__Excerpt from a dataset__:

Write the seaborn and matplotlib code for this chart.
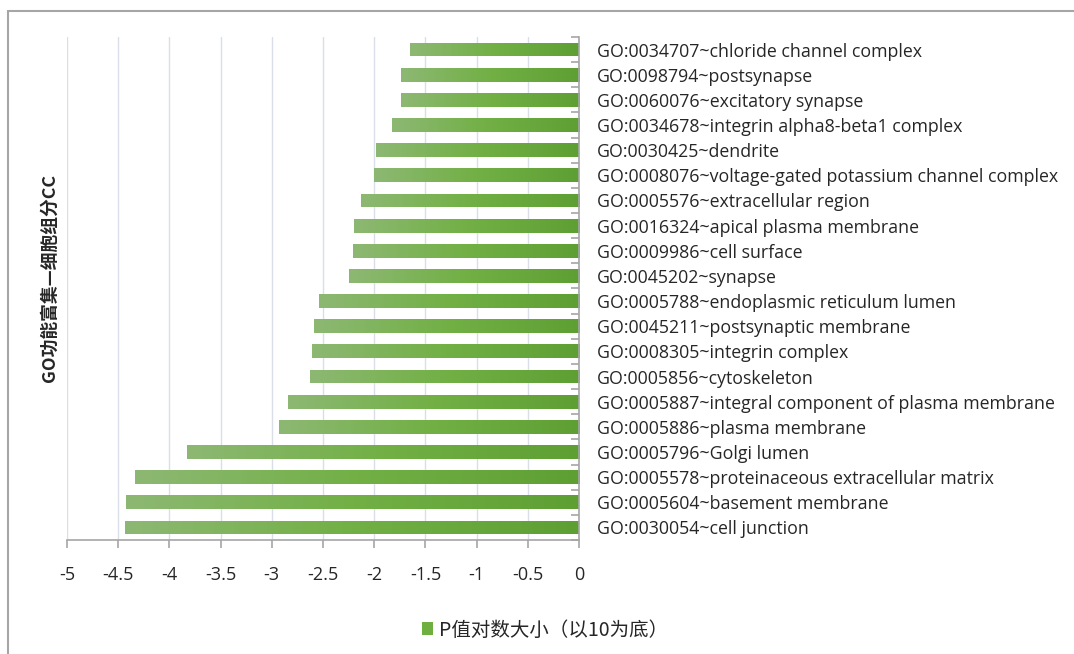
import matplotlib
matplotlib.use("Agg")
import matplotlib.pyplot as plt
import numpy as np
import pandas as pd
import seaborn as sns
from matplotlib.colors import LinearSegmentedColormap
from matplotlib.patches import Patch, Rectangle

terms = [
    "GO:0034707~chloride channel complex",
    "GO:0098794~postsynapse",
    "GO:0060076~excitatory synapse",
    "GO:0034678~integrin alpha8-beta1 complex",
    "GO:0030425~dendrite",
    "GO:0008076~voltage-gated potassium channel complex",
    "GO:0005576~extracellular region",
    "GO:0016324~apical plasma membrane",
    "GO:0009986~cell surface",
    "GO:0045202~synapse",
    "GO:0005788~endoplasmic reticulum lumen",
    "GO:0045211~postsynaptic membrane",
    "GO:0008305~integrin complex",
    "GO:0005856~cytoskeleton",
    "GO:0005887~integral component of plasma membrane",
    "GO:0005886~plasma membrane",
    "GO:0005796~Golgi lumen",
    "GO:0005578~proteinaceous extracellular matrix",
    "GO:0005604~basement membrane",
    "GO:0030054~cell junction",
]
log_p = [-1.65, -1.74, -1.74, -1.83, -1.98, -2.00, -2.13, -2.20, -2.21, -2.25,
         -2.54, -2.59, -2.61, -2.63, -2.84, -2.93, -3.83, -4.34, -4.42, -4.43]
x_ticks = np.arange(-5, 0.01, 0.5)
x_labels = ["-5", "-4.5", "-4", "-3.5", "-3", "-2.5", "-2", "-1.5", "-1", "-0.5", "0"]

df = pd.DataFrame({"term": terms, "logp": log_p})

sns.set_style("white")
plt.rcParams["font.family"] = ["Open Sans", "Noto Sans CJK SC", "DejaVu Sans"]

fig = plt.figure(figsize=(10.74, 6.54), dpi=100)
# outer chart border
fig.patches.append(Rectangle((8 / 1074, -0.05), 1.1, 1 - 11 / 654 + 0.05,
                             transform=fig.transFigure, fill=False,
                             edgecolor="#A6A6A6", linewidth=1.5))
ax = fig.add_axes([67 / 1074, 1 - 540 / 654, 512 / 1074, 503 / 654])

sns.barplot(data=df, x="logp", y="term", orient="h", color="#6EAF40",
            width=0.55, ax=ax)

# gradient fill per bar (light at left, darker at right)
cmap = LinearSegmentedColormap.from_list("g", ["#8DB873", "#72B045", "#5E9F34"])
grad = np.linspace(0, 1, 256).reshape(1, -1)
for bar in ax.patches:
    x0, y0 = bar.get_x(), bar.get_y()
    w, h = bar.get_width(), bar.get_height()
    im = ax.imshow(grad, cmap=cmap, aspect="auto", zorder=3,
                   extent=[min(x0, x0 + w), max(x0, x0 + w), y0 + h, y0])
    im.set_clip_path(bar)
    bar.set_facecolor("none")
    bar.set_edgecolor("none")

ax.set_xlim(-5, 0)
ax.set_ylim(len(terms) - 0.5, -0.5)

ax.set_xticks(x_ticks)
ax.set_xticklabels(x_labels, fontsize=13)
ax.grid(axis="x", color="#D9DEE8", linewidth=1)
ax.set_axisbelow(True)

ax.yaxis.tick_right()
ax.set_yticks(range(len(terms)))
ax.set_yticklabels(terms, fontsize=12.8)
ax.set_yticks(np.arange(-0.5, len(terms), 1), minor=True)
ax.tick_params(axis="y", which="major", length=0, pad=13)
ax.tick_params(axis="y", which="minor", right=True, left=False, length=6,
               direction="in", color="#A6A6A6", width=1.2)
ax.tick_params(axis="x", bottom=True, length=6, direction="out",
               color="#A6A6A6", width=1.2, pad=13)

for s in ["left", "top"]:
    ax.spines[s].set_visible(False)
for s in ["right", "bottom"]:
    ax.spines[s].set_color("#A6A6A6")
    ax.spines[s].set_linewidth(1.2)
    ax.spines[s].set_zorder(4)

ax.set_xlabel("")
ax.set_ylabel("")
fig.text(50 / 1074, 1 - 278 / 654, "GO功能富集—细胞组分CC", rotation=90,
         ha="center", va="center", fontsize=12.8, fontweight="bold",
         family=["Noto Sans CJK SC", "DejaVu Sans"])

handle = Patch(facecolor="#6EAF40", edgecolor="none")
fig.legend([handle], ["P值对数大小（以10为底）"], loc="center",
           bbox_to_anchor=(545 / 1074, 1 - 630 / 654), frameon=False,
           handlelength=0.6, handleheight=0.6, handletextpad=0.3,
           prop={"family": ["Noto Sans CJK SC", "DejaVu Sans"], "size": 14})

fig.savefig("out.png", dpi=100)
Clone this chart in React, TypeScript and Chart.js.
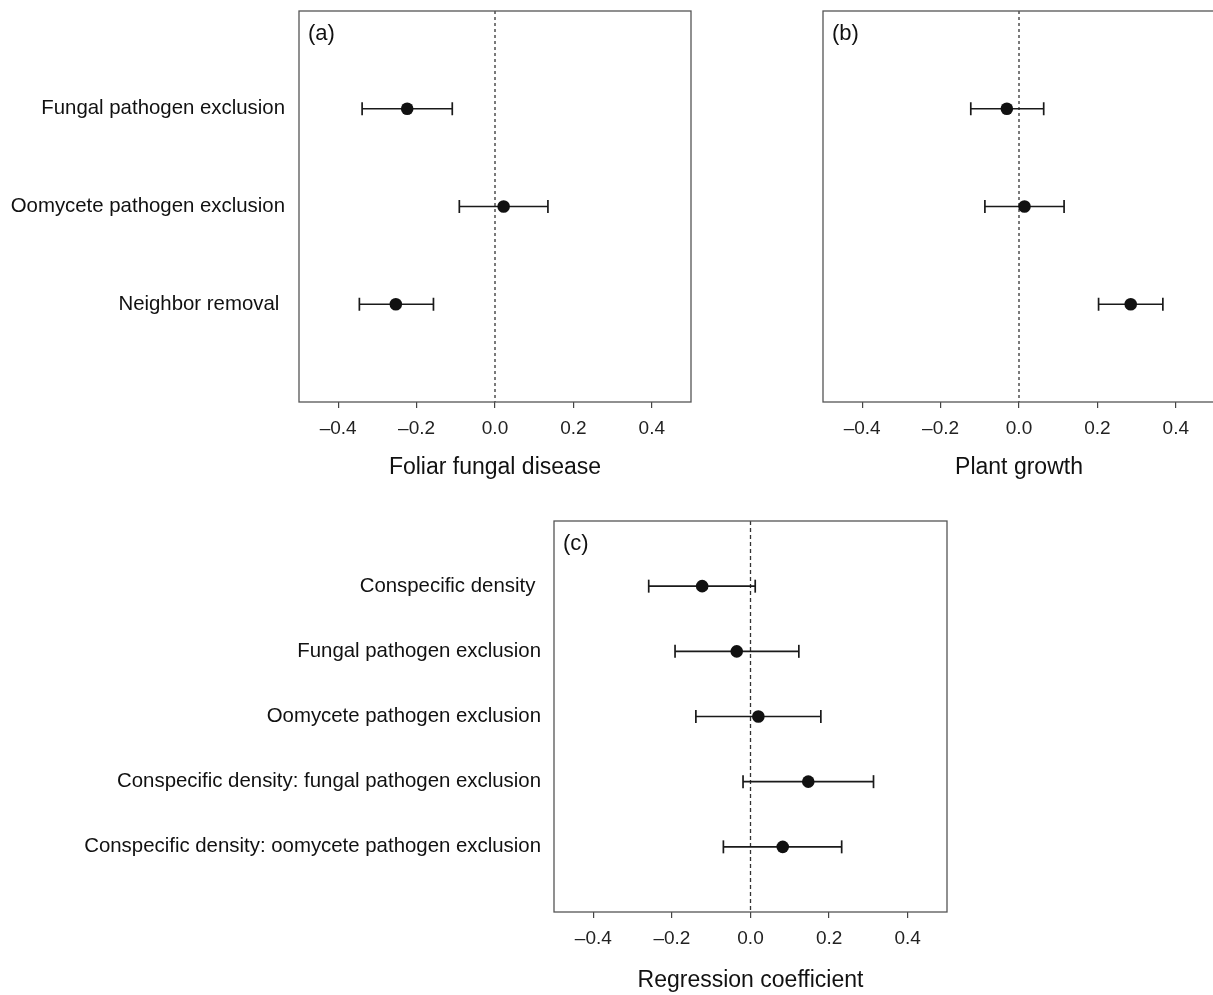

__Exercise description__: Copy every record above exactly as written, but leave out the pictures.

__Problem solution__:
Write the seaborn and matplotlib code for this chart.
import matplotlib
matplotlib.use("Agg")
import matplotlib.pyplot as plt
import numpy as np
import pandas as pd
import seaborn as sns
from matplotlib.colors import LinearSegmentedColormap
from matplotlib.patches import Patch, Rectangle

terms = [
    "GO:0034707~chloride channel complex",
    "GO:0098794~postsynapse",
    "GO:0060076~excitatory synapse",
    "GO:0034678~integrin alpha8-beta1 complex",
    "GO:0030425~dendrite",
    "GO:0008076~voltage-gated potassium channel complex",
    "GO:0005576~extracellular region",
    "GO:0016324~apical plasma membrane",
    "GO:0009986~cell surface",
    "GO:0045202~synapse",
    "GO:0005788~endoplasmic reticulum lumen",
    "GO:0045211~postsynaptic membrane",
    "GO:0008305~integrin complex",
    "GO:0005856~cytoskeleton",
    "GO:0005887~integral component of plasma membrane",
    "GO:0005886~plasma membrane",
    "GO:0005796~Golgi lumen",
    "GO:0005578~proteinaceous extracellular matrix",
    "GO:0005604~basement membrane",
    "GO:0030054~cell junction",
]
log_p = [-1.65, -1.74, -1.74, -1.83, -1.98, -2.00, -2.13, -2.20, -2.21, -2.25,
         -2.54, -2.59, -2.61, -2.63, -2.84, -2.93, -3.83, -4.34, -4.42, -4.43]
x_ticks = np.arange(-5, 0.01, 0.5)
x_labels = ["-5", "-4.5", "-4", "-3.5", "-3", "-2.5", "-2", "-1.5", "-1", "-0.5", "0"]

df = pd.DataFrame({"term": terms, "logp": log_p})

sns.set_style("white")
plt.rcParams["font.family"] = ["Open Sans", "Noto Sans CJK SC", "DejaVu Sans"]

fig = plt.figure(figsize=(10.74, 6.54), dpi=100)
# outer chart border
fig.patches.append(Rectangle((8 / 1074, -0.05), 1.1, 1 - 11 / 654 + 0.05,
                             transform=fig.transFigure, fill=False,
                             edgecolor="#A6A6A6", linewidth=1.5))
ax = fig.add_axes([67 / 1074, 1 - 540 / 654, 512 / 1074, 503 / 654])

sns.barplot(data=df, x="logp", y="term", orient="h", color="#6EAF40",
            width=0.55, ax=ax)

# gradient fill per bar (light at left, darker at right)
cmap = LinearSegmentedColormap.from_list("g", ["#8DB873", "#72B045", "#5E9F34"])
grad = np.linspace(0, 1, 256).reshape(1, -1)
for bar in ax.patches:
    x0, y0 = bar.get_x(), bar.get_y()
    w, h = bar.get_width(), bar.get_height()
    im = ax.imshow(grad, cmap=cmap, aspect="auto", zorder=3,
                   extent=[min(x0, x0 + w), max(x0, x0 + w), y0 + h, y0])
    im.set_clip_path(bar)
    bar.set_facecolor("none")
    bar.set_edgecolor("none")

ax.set_xlim(-5, 0)
ax.set_ylim(len(terms) - 0.5, -0.5)

ax.set_xticks(x_ticks)
ax.set_xticklabels(x_labels, fontsize=13)
ax.grid(axis="x", color="#D9DEE8", linewidth=1)
ax.set_axisbelow(True)

ax.yaxis.tick_right()
ax.set_yticks(range(len(terms)))
ax.set_yticklabels(terms, fontsize=12.8)
ax.set_yticks(np.arange(-0.5, len(terms), 1), minor=True)
ax.tick_params(axis="y", which="major", length=0, pad=13)
ax.tick_params(axis="y", which="minor", right=True, left=False, length=6,
               direction="in", color="#A6A6A6", width=1.2)
ax.tick_params(axis="x", bottom=True, length=6, direction="out",
               color="#A6A6A6", width=1.2, pad=13)

for s in ["left", "top"]:
    ax.spines[s].set_visible(False)
for s in ["right", "bottom"]:
    ax.spines[s].set_color("#A6A6A6")
    ax.spines[s].set_linewidth(1.2)
    ax.spines[s].set_zorder(4)

ax.set_xlabel("")
ax.set_ylabel("")
fig.text(50 / 1074, 1 - 278 / 654, "GO功能富集—细胞组分CC", rotation=90,
         ha="center", va="center", fontsize=12.8, fontweight="bold",
         family=["Noto Sans CJK SC", "DejaVu Sans"])

handle = Patch(facecolor="#6EAF40", edgecolor="none")
fig.legend([handle], ["P值对数大小（以10为底）"], loc="center",
           bbox_to_anchor=(545 / 1074, 1 - 630 / 654), frameon=False,
           handlelength=0.6, handleheight=0.6, handletextpad=0.3,
           prop={"family": ["Noto Sans CJK SC", "DejaVu Sans"], "size": 14})

fig.savefig("out.png", dpi=100)
Clone this chart in React, TypeScript and Chart.js.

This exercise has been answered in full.